February 03, 1991|Alex Raksin

ABRAHAM LINCOLN: And the Second American Revolution by James M. McPherson (Oxford: $17.95; 167 pp.). "Freedom" has become such an empty political catchword these days that it's a delight to have this opportunity to reflect back on a President who understood its true elusiveness. Abraham Lincoln was able to see through the Southern secessionists who claimed they left the union to preserve their rights as slave-owners "in the same spirit of freedom and independence that prompted the first American revolution." He understood that what philosopher Isaiah Berlin called "negative liberty"--freedom from interference by outside authority--could only be enforced if it did not impede "positive liberty," the freedom to realize one's potential.

Based mostly on James McPherson's lectures, these essays sometimes plod with the repetitions public speakers are obliged to make.
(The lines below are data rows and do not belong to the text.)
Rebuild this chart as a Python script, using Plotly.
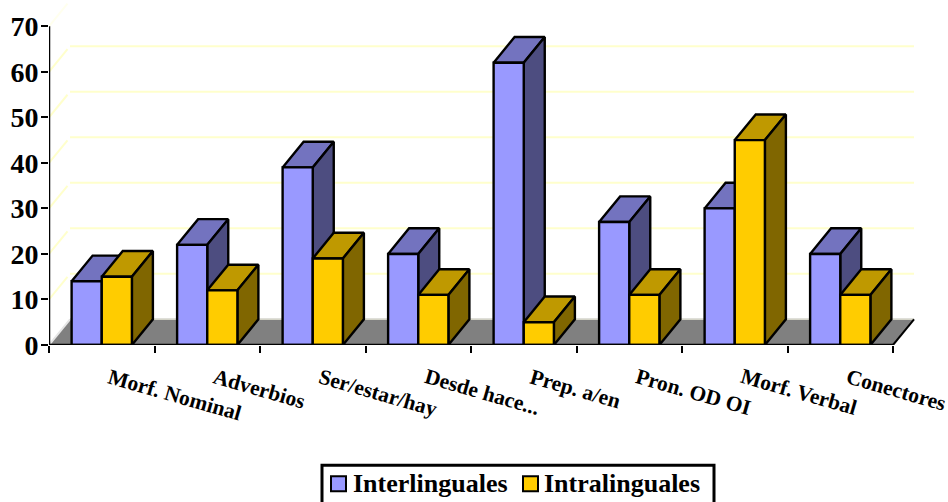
import plotly.graph_objects as go

categories = ["Morf. Nominal", "Adverbios", "Ser/estar/hay", "Desde hace...",
              "Prep. a/en", "Pron. OD OI", "Morf. Verbal", "Conectores"]
interlinguales = [14, 22, 39, 20, 62, 27, 30, 20]
intralinguales = [15, 12, 19, 11, 5, 11, 45, 11]
value_ticks = [0, 10, 20, 30, 40, 50, 60, 70]

FONT = "Liberation Serif"
INK = "#000000"
GRID = "#FFFFCC"

# Plot frame in page pixels; the axes run past the ticks so that the
# receding walls and floor stay inside the drawing area
LEFT_PX = 49
BASE_PX = 345.5
PAGE_W = 948
PAGE_H = 502
CATEGORY_PX = 105.5
UNIT_PX = 4.56

# Oblique projection of the depth axis, in axis units
DEPTH_X = 21 / CATEGORY_PX
DEPTH_Y = 25.7 / UNIT_PX

# Two bars per category with a gap of 1.5 bar widths
BAR_W = 1 / 3.5
BAR_START = 0.75 * BAR_W

SERIES = [
    ("Interlinguales", interlinguales, "#9999FF", "#7373BF", "#4D4D80"),
    ("Intralinguales", intralinguales, "#FFCC00", "#BF9900", "#806600"),
]

fig = go.Figure()


def polygon(xs, ys, fill, line=INK, width=2.4):
    fig.add_trace(go.Scatter(
        x=xs + xs[:1], y=ys + ys[:1], mode="lines", fill="toself",
        fillcolor=fill, line=dict(color=line, width=width, simplify=False),
        hoverinfo="skip", showlegend=False,
    ))


def edge(xs, ys, color, width=2):
    fig.add_trace(go.Scatter(
        x=xs, y=ys, mode="lines", line=dict(color=color, width=width),
        hoverinfo="skip", showlegend=False,
    ))


def paper_x(px):
    return (px - LEFT_PX) / (PAGE_W - LEFT_PX)


def paper_y(px):
    return (BASE_PX - px) / BASE_PX


n = len(categories)

# Back wall grid with the short returns along the side wall; the top line
# falls on the page edge, so only its return shows, and faintly
for v in value_ticks[1:-1]:
    edge([0, DEPTH_X * 0.88], [v, v + DEPTH_Y * 0.88], GRID)
    edge([DEPTH_X, n + DEPTH_X], [v + DEPTH_Y, v + DEPTH_Y], GRID)
edge([0, DEPTH_X * 0.88], [value_ticks[-1], value_ticks[-1] + DEPTH_Y * 0.88], "#FFFFEE")

# Floor
polygon([0, n, n + DEPTH_X, DEPTH_X], [0, 0, DEPTH_Y, DEPTH_Y], "#808080", "#808080", 1)
edge([0, DEPTH_X], [0, DEPTH_Y], "#E6E6E6", 2)
edge([DEPTH_X, n + DEPTH_X], [DEPTH_Y, DEPTH_Y], "#D4D4C8", 1.5)
edge([n, n + DEPTH_X], [0, DEPTH_Y], INK, 2)

# Bars, back faces first so the front face sits on top
for i in range(n):
    for s, (name, values, front, top, side) in enumerate(SERIES):
        x0 = i + BAR_START + s * BAR_W
        x1 = x0 + BAR_W
        v = values[i]
        polygon([x0, x1, x1 + DEPTH_X, x0 + DEPTH_X], [v, v, v + DEPTH_Y, v + DEPTH_Y], top)
        polygon([x1, x1 + DEPTH_X, x1 + DEPTH_X, x1], [0, DEPTH_Y, v + DEPTH_Y, v], side)
        polygon([x0, x1, x1, x0], [0, 0, v, v], front)

# Axis lines stop at the last tick
edge([0, 0], [0, value_ticks[-1]], INK, 2.5)
edge([0, n], [0, 0], INK, 2.5)

# Slanted category labels
annotations = [
    dict(x=i + 0.5, y=0, xref="x", yref="y", text=f"<b>{c}</b>", showarrow=False,
         xanchor="left", yanchor="top", textangle=16, xshift=1, yshift=-17,
         font=dict(family=FONT, size=21.5, color=INK))
    for i, c in enumerate(categories)
]

# Legend box with its two keys
shapes = [
    dict(type="rect", xref="paper", yref="paper",
         x0=paper_x(322), x1=paper_x(714), y0=paper_y(466), y1=paper_y(505),
         line=dict(color=INK, width=3), fillcolor="white"),
]
for (name, values, front, top, side), key_px, text_px in zip(SERIES, (331, 523), (351, 542)):
    shapes.append(dict(type="rect", xref="paper", yref="paper",
                       x0=paper_x(key_px), x1=paper_x(key_px + 15),
                       y0=paper_y(477), y1=paper_y(492),
                       line=dict(color=INK, width=2), fillcolor=front))
    annotations.append(dict(x=paper_x(text_px), y=paper_y(484), xref="paper", yref="paper",
                            text=f"<b>{name}</b>", showarrow=False,
                            xanchor="left", yanchor="middle",
                            font=dict(family=FONT, size=26, color=INK)))

fig.update_layout(
    width=PAGE_W, height=PAGE_H,
    margin=dict(l=LEFT_PX, r=0, t=0, b=PAGE_H - BASE_PX, pad=0, autoexpand=False),
    paper_bgcolor="white", plot_bgcolor="rgba(0,0,0,0)",
    annotations=annotations, shapes=shapes, showlegend=False,
    xaxis=dict(range=[0, (PAGE_W - LEFT_PX) / CATEGORY_PX], tickvals=list(range(n + 1)),
               showgrid=False, zeroline=False, showline=False,
               ticks="outside", ticklen=7, tickwidth=2, tickcolor=INK,
               showticklabels=False),
    yaxis=dict(range=[0, BASE_PX / UNIT_PX], tickvals=value_ticks, showgrid=False,
               zeroline=False, showline=False,
               ticks="outside", ticklen=7, tickwidth=2, tickcolor=INK,
               ticklabelstandoff=-3,
               tickfont=dict(family=FONT, size=28, color=INK, weight="bold")),
)

fig.write_html("out.html")
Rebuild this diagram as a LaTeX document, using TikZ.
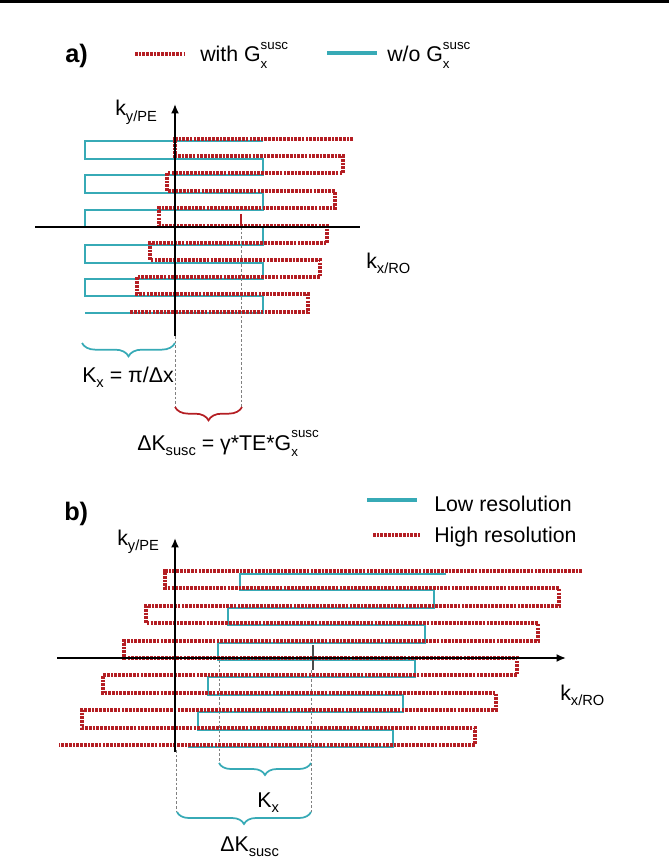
\documentclass[tikz,border=0pt]{standalone}
\usepackage{fontspec}
\setmainfont{Liberation Sans}
\usetikzlibrary{arrows.meta,decorations.pathreplacing}
\definecolor{mriteal}{RGB}{55,170,182}
\definecolor{mrired}{RGB}{180,30,35}
\newcommand{\lowidx}[1]{\raisebox{-0.45ex}{\fontsize{11}{11}\selectfont #1}}
\newcommand{\gsusc}{G\rlap{\raisebox{-0.55ex}{\fontsize{10}{10}\selectfont x}}\raisebox{1.15ex}{\fontsize{10}{10}\selectfont susc}}
\tikzset{
  trajcyan/.style={
    draw=mriteal,
    line width=1.6pt
  },
  trajred/.style={
    draw=mrired,
    line width=2.6pt,
    dash pattern=on 2pt off 0.8pt
  },
  axisline/.style={
    line width=1.5pt,
    black
  },
  axisarrow/.style={
    axisline,
    -{Latex[length=7pt,width=6pt]}
  },
  guide/.style={
    gray,
    line width=0.5pt,
    dash pattern=on 2pt off 1.5pt
  },
  bracecyan/.style={
    draw=mriteal,
    line width=1.3pt,
    decorate,
    decoration={brace, mirror, amplitude=#1}
  },
  bracered/.style={
    draw=mrired,
    line width=1.3pt,
    decorate,
    decoration={brace, mirror, amplitude=#1}
  },
  lbl/.style={
    font=\fontsize{16}{19}\selectfont,
    inner sep=0pt,
    anchor=base west
  },
  tag/.style={
    lbl,
    font=\fontsize{19}{22}\selectfont\bfseries
  }
}

\begin{document}
\begin{tikzpicture}[x=0.75pt, y=-0.75pt]
\useasboundingbox (0,0) rectangle (669,859);
\fill[black] (0,0) rectangle (669,3);

% part a
\node[tag] (taga) at (65,63) {a)};
\draw[trajred, line width=3pt] (135,54) -- (185,54);
\node[lbl] (witha) at (200,62) {with \gsusc};
\draw[trajcyan, line width=2.4pt] (327,53) -- (377,53);
\node[lbl] (woa) at (387,62) {w/o \gsusc};

\draw[guide] (175,336) -- (175,407);
\draw[guide] (241,227) -- (241,407);

\draw[trajcyan] (263,141) -- (85,141) -- (85,159) -- (263,159) -- (263,175) -- (85,175)
  -- (85,193) -- (263,193) -- (263,210) -- (85,210) -- (85,227) -- (263,227) -- (263,245)
  -- (85,245) -- (85,263) -- (263,263) -- (263,279) -- (85,279) -- (85,296) -- (263,296)
  -- (263,313) -- (85,313);
\draw[trajred] (353,139) -- (175,139) -- (175,156) -- (343,156) -- (343,173) -- (167,173)
  -- (167,191) -- (335,191) -- (335,208) -- (159,208) -- (159,226) -- (327,226) -- (327,243)
  -- (150,243) -- (150,260) -- (320,260) -- (320,277) -- (137,277) -- (137,294) -- (308,294)
  -- (308,312) -- (130,312);
\draw[mrired, line width=1pt] (241,214) -- (241,227);

\draw[axisline] (35,227) -- (360,227);
\draw[axisarrow] (175,336) -- (175,104);
\node[lbl] (kya) at (115,116) {k\lowidx{y/PE}};
\node[lbl] (kxa) at (366,268) {k\lowidx{x/RO}};

\draw[bracecyan=10pt] (82,343) -- (175,343);
\node[lbl] (kxdef) at (82,382) {K\lowidx{x} = π/Δx};
\draw[bracered=10pt] (175,407) -- (242,407);
\node[lbl] (dkdef) at (137,450) {ΔK\lowidx{susc} = γ*TE*\gsusc};

% part b
\node[tag] (tagb) at (64,520) {b)};
\draw[trajcyan, line width=2.4pt] (367,500) -- (417,500);
\node[lbl] (lowres) at (434,511) {Low resolution};
\draw[trajred, line width=3pt] (373,535) -- (421,535);
\node[lbl] (highres) at (434,542) {High resolution};

\draw[guide] (176,750) -- (176,812);
\draw[guide] (219,660) -- (219,763);
\draw[guide] (311,670) -- (311,812);

\draw[trajcyan] (446,574) -- (240,574) -- (240,590) -- (434,590) -- (434,608) -- (228,608)
  -- (228,625) -- (425,625) -- (425,643) -- (218,643) -- (218,660) -- (415,660) -- (415,677)
  -- (208,677) -- (208,695) -- (403,695) -- (403,712) -- (198,712) -- (198,730) -- (393,730)
  -- (393,747) -- (188,747);
\draw[trajred] (582,571) -- (165,571) -- (165,588) -- (559,588) -- (559,606) -- (146,606)
  -- (146,623) -- (538,623) -- (538,641) -- (124,641) -- (124,658) -- (517,658) -- (517,675)
  -- (103,675) -- (103,693) -- (496,693) -- (496,710) -- (82,710) -- (82,728) -- (475,728)
  -- (475,745) -- (59,745);
\draw[black!70, line width=1.2pt] (313,645) -- (313,670);

\draw[axisarrow] (57,658) -- (566,658);
\draw[axisarrow] (175,752) -- (175,538);
\node[lbl] (kyb) at (117,545) {k\lowidx{y/PE}};
\node[lbl] (kxb) at (560,700) {k\lowidx{x/RO}};

\draw[bracecyan=9pt] (219,763) -- (311,763);
\node[lbl] (kxb2) at (257,807) {K\lowidx{x}};
\draw[bracecyan=9pt] (177,812) -- (311,812);
\node[lbl] (dkb) at (220,851) {ΔK\lowidx{susc}};
\end{tikzpicture}
\end{document}
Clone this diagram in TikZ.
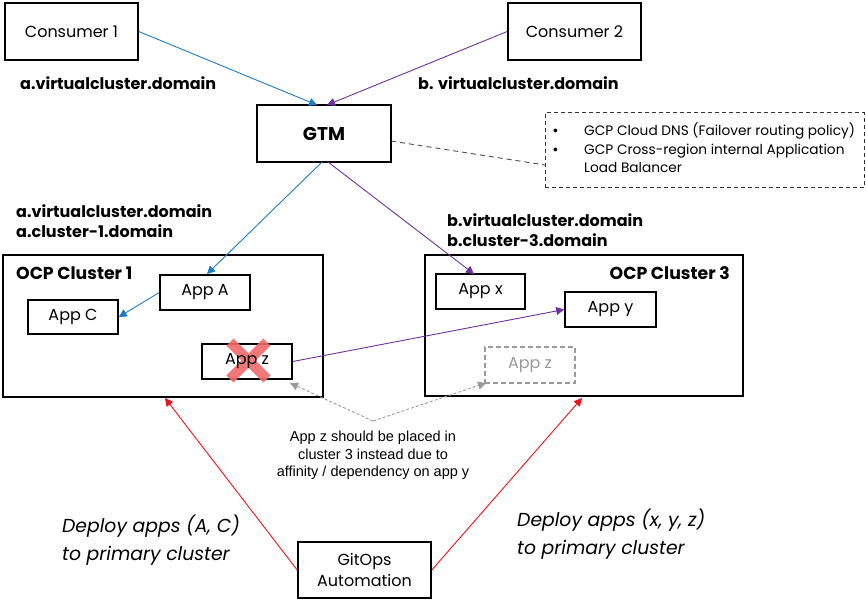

McPherson's tone also seems too dispassionate; we hunger for irony, for instance, in his description of the federal government's decision to withhold land from hospitals in order "to preserve liberty." But this affectionate history provides a much-needed uplift from the doom of 1970s revisionism, which claimed the Civil War accomplished little for blacks, even though McPherson's notion that the Civil War was as important an event as the French Revolution seems overstated, given that its gains were largely nullified in the Southern counterrevolution of the 1880s.